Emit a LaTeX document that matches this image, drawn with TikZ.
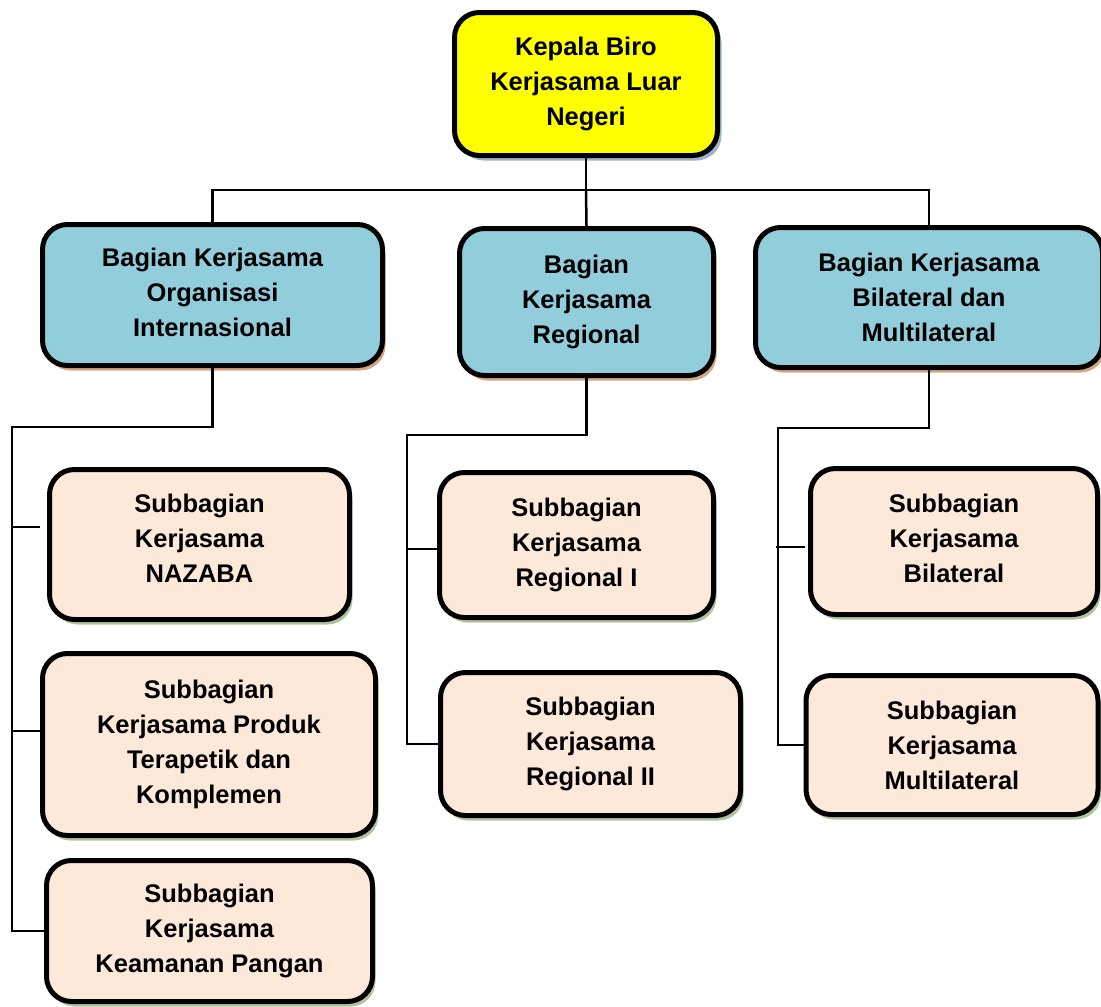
\documentclass[tikz,border=0pt]{standalone}
\usepackage{fontspec}
\setmainfont{Liberation Sans}
\usetikzlibrary{shadows}
\definecolor{headY}{HTML}{FFFF00}
\definecolor{headSh}{HTML}{9FB3C8}
\definecolor{bagB}{HTML}{92CDDC}
\definecolor{bagSh}{HTML}{D6A684}
\definecolor{subP}{HTML}{FDE9D9}
\definecolor{subSh}{HTML}{B3C29E}
\tikzset{
  box/.style={draw=black, line width=5pt, rounded corners=25pt, align=center,
    font=\fontsize{25.5}{35}\selectfont\bfseries, inner sep=0pt},
  headbox/.style={box, fill=headY, drop shadow={shadow xshift=4pt, shadow yshift=-5pt, fill=headSh, opacity=1}},
  bagbox/.style={box, fill=bagB, drop shadow={shadow xshift=3pt, shadow yshift=-5pt, fill=bagSh, opacity=1}},
  subbox/.style={box, fill=subP, drop shadow={shadow xshift=3pt, shadow yshift=-5pt, fill=subSh, opacity=1}},
  conn/.style={draw=black, line width=2.5pt}
}
\begin{document}
\begin{tikzpicture}[x=1pt, y=-1pt]
\useasboundingbox (0,0) rectangle (1101,1007);
% nodes
\node[headbox, minimum width=263pt, minimum height=143pt] (top) at (586,84) {Kepala Biro\\Kerjasama Luar\\Negeri};
\node[bagbox, minimum width=340pt, minimum height=141pt, text depth=5pt] (oi) at (212.5,295) {Bagian Kerjasama\\Organisasi\\Internasional};
\node[bagbox, minimum width=254pt, minimum height=147pt] (reg) at (586.5,302) {Bagian\\Kerjasama\\Regional};
\node[bagbox, minimum width=347pt, minimum height=140pt] (bil) at (929,297.5) {Bagian Kerjasama\\Bilateral dan\\Multilateral};
\node[subbox, minimum width=300pt, minimum height=150pt, text depth=12pt] (naz) at (199.5,544.5) {Subbagian\\Kerjasama\\NAZABA};
\node[subbox, minimum width=333pt, minimum height=182pt] (prod) at (209,744.5) {Subbagian\\Kerjasama Produk\\Terapetik dan\\Komplemen};
\node[subbox, minimum width=326pt, minimum height=141pt] (kea) at (209.5,931) {Subbagian\\Kerjasama\\Keamanan Pangan};
\node[subbox, minimum width=274pt, minimum height=145pt] (r1) at (576.5,545) {Subbagian\\Kerjasama\\Regional I};
\node[subbox, minimum width=300pt, minimum height=143pt] (r2) at (590.5,744) {Subbagian\\Kerjasama\\Regional II};
\node[subbox, minimum width=287pt, minimum height=146pt, text depth=6pt] (bsub) at (954,541.5) {Subbagian\\Kerjasama\\Bilateral};
\node[subbox, minimum width=292pt, minimum height=139pt] (msub) at (952,745) {Subbagian\\Kerjasama\\Multilateral};
% connectors
\coordinate (bus) at (586,190);
\draw[conn] (top.south) -- (bus);
\draw[conn] (oi.north) |- (bus) -| (bil.north);
\draw[conn] (bus) -- (reg.north);
% OI branch
\coordinate (oiL) at (12,427);
\draw[conn] (oi.south) |- (oiL) |- (kea.west);
\coordinate (s1) at (12,527);
\draw[conn, shorten >=7pt] (s1) -- (s1 -| naz.west);
\coordinate (s2) at (12,731);
\draw[conn] (s2) -- (s2 -| prod.west);
% Regional branch
\coordinate (regL) at (407,435);
\draw[conn] (reg.south) |- (regL) |- (r2.west);
\coordinate (s3) at (407,549);
\draw[conn] (s3) -- (s3 -| r1.west);
% Bilateral branch
\coordinate (bilL) at (778,428);
\draw[conn] (bil.south) |- (bilL) |- (msub.west);
\coordinate (s4) at (776,547);
\draw[conn, shorten >=3pt] (s4) -- (s4 -| bsub.west);
\end{tikzpicture}
\end{document}
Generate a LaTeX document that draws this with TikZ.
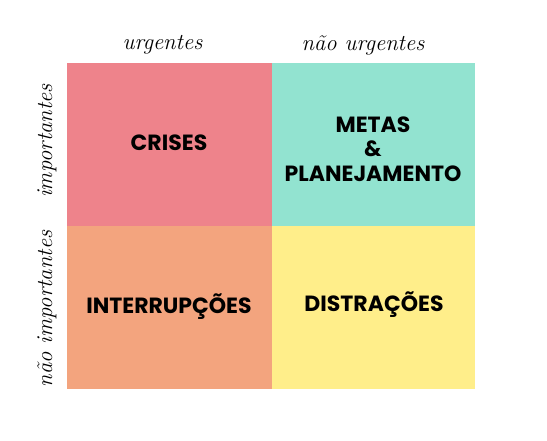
\documentclass[tikz,border=0pt]{standalone}
\usepackage{fontspec}
\newfontfamily\quadfont{Poppins}
\usetikzlibrary{positioning}

\definecolor{crisesred}{RGB}{238,131,139}
\definecolor{metasteal}{RGB}{146,227,208}
\definecolor{interorange}{RGB}{243,164,126}
\definecolor{distryellow}{RGB}{255,238,138}

\tikzset{every picture/.style={line width=0.75pt}}
\tikzset{
  quadtext/.style={inner sep=0.75pt, align=center, font=\quadfont\bfseries\fontsize{16.5}{18.5}\selectfont},
  axistext/.style={inner sep=0.75pt, font=\itshape\fontsize{17}{20}\selectfont}
}

\begin{document}
\begin{tikzpicture}[x=0.75pt,y=0.75pt,yscale=-1,xscale=1]
\path[use as bounding box] (0,0) rectangle (547,440); %set diagram to 547 x 440

%Shape: Rectangle [id:crises]
\fill [crisesred] (67,62.5) rectangle (271.5,225.7) ;
%Shape: Rectangle [id:metas]
\fill [metasteal] (271.5,62.5) rectangle (475,225.7) ;
%Shape: Rectangle [id:interrupcoes]
\fill [interorange] (67,225.7) rectangle (271.5,389) ;
%Shape: Rectangle [id:distracoes]
\fill [distryellow] (271.5,225.7) rectangle (475,389) ;

% Text Node
\node [quadtext] (crises) at (169,143) {CRISES};
% Text Node
\node [quadtext] (metas) at (373,149) {METAS\\\&\\PLANEJAMENTO};
% Text Node
\node [quadtext] (interrupcoes) at (169,307) {INTERRUPÇÕES};
% Text Node
\node [quadtext] (distracoes) at (374,305) {DISTRAÇÕES};

% Text Node
\node [axistext] (urgentes) at (162.5,45) {urgentes};
% Text Node
\node [axistext] (naourgentes) at (363,45) {não urgentes};
% Text Node
\node [axistext, rotate=90] (importantes) at (47,141) {importantes};
% Text Node
\node [axistext, rotate=90] (naoimportantes) at (47,309) {não importantes};

\end{tikzpicture}
\end{document}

—————

§ **TASK INSTRUCTIONS**
Pick up at the line that holds "Generate a LaTeX" and restate each line, word for word, through the last line of the entries. Include both end lines but none of the pictures.

§ **REPLY**
Generate a LaTeX document that draws this with TikZ.
\documentclass[tikz,border=0pt]{standalone}
\usepackage{fontspec}
\newfontfamily\quadfont{Poppins}
\usetikzlibrary{positioning}

\definecolor{crisesred}{RGB}{238,131,139}
\definecolor{metasteal}{RGB}{146,227,208}
\definecolor{interorange}{RGB}{243,164,126}
\definecolor{distryellow}{RGB}{255,238,138}

\tikzset{every picture/.style={line width=0.75pt}}
\tikzset{
  quadtext/.style={inner sep=0.75pt, align=center, font=\quadfont\bfseries\fontsize{16.5}{18.5}\selectfont},
  axistext/.style={inner sep=0.75pt, font=\itshape\fontsize{17}{20}\selectfont}
}

\begin{document}
\begin{tikzpicture}[x=0.75pt,y=0.75pt,yscale=-1,xscale=1]
\path[use as bounding box] (0,0) rectangle (547,440); %set diagram to 547 x 440

%Shape: Rectangle [id:crises]
\fill [crisesred] (67,62.5) rectangle (271.5,225.7) ;
%Shape: Rectangle [id:metas]
\fill [metasteal] (271.5,62.5) rectangle (475,225.7) ;
%Shape: Rectangle [id:interrupcoes]
\fill [interorange] (67,225.7) rectangle (271.5,389) ;
%Shape: Rectangle [id:distracoes]
\fill [distryellow] (271.5,225.7) rectangle (475,389) ;

% Text Node
\node [quadtext] (crises) at (169,143) {CRISES};
% Text Node
\node [quadtext] (metas) at (373,149) {METAS\\\&\\PLANEJAMENTO};
% Text Node
\node [quadtext] (interrupcoes) at (169,307) {INTERRUPÇÕES};
% Text Node
\node [quadtext] (distracoes) at (374,305) {DISTRAÇÕES};

% Text Node
\node [axistext] (urgentes) at (162.5,45) {urgentes};
% Text Node
\node [axistext] (naourgentes) at (363,45) {não urgentes};
% Text Node
\node [axistext, rotate=90] (importantes) at (47,141) {importantes};
% Text Node
\node [axistext, rotate=90] (naoimportantes) at (47,309) {não importantes};

\end{tikzpicture}
\end{document}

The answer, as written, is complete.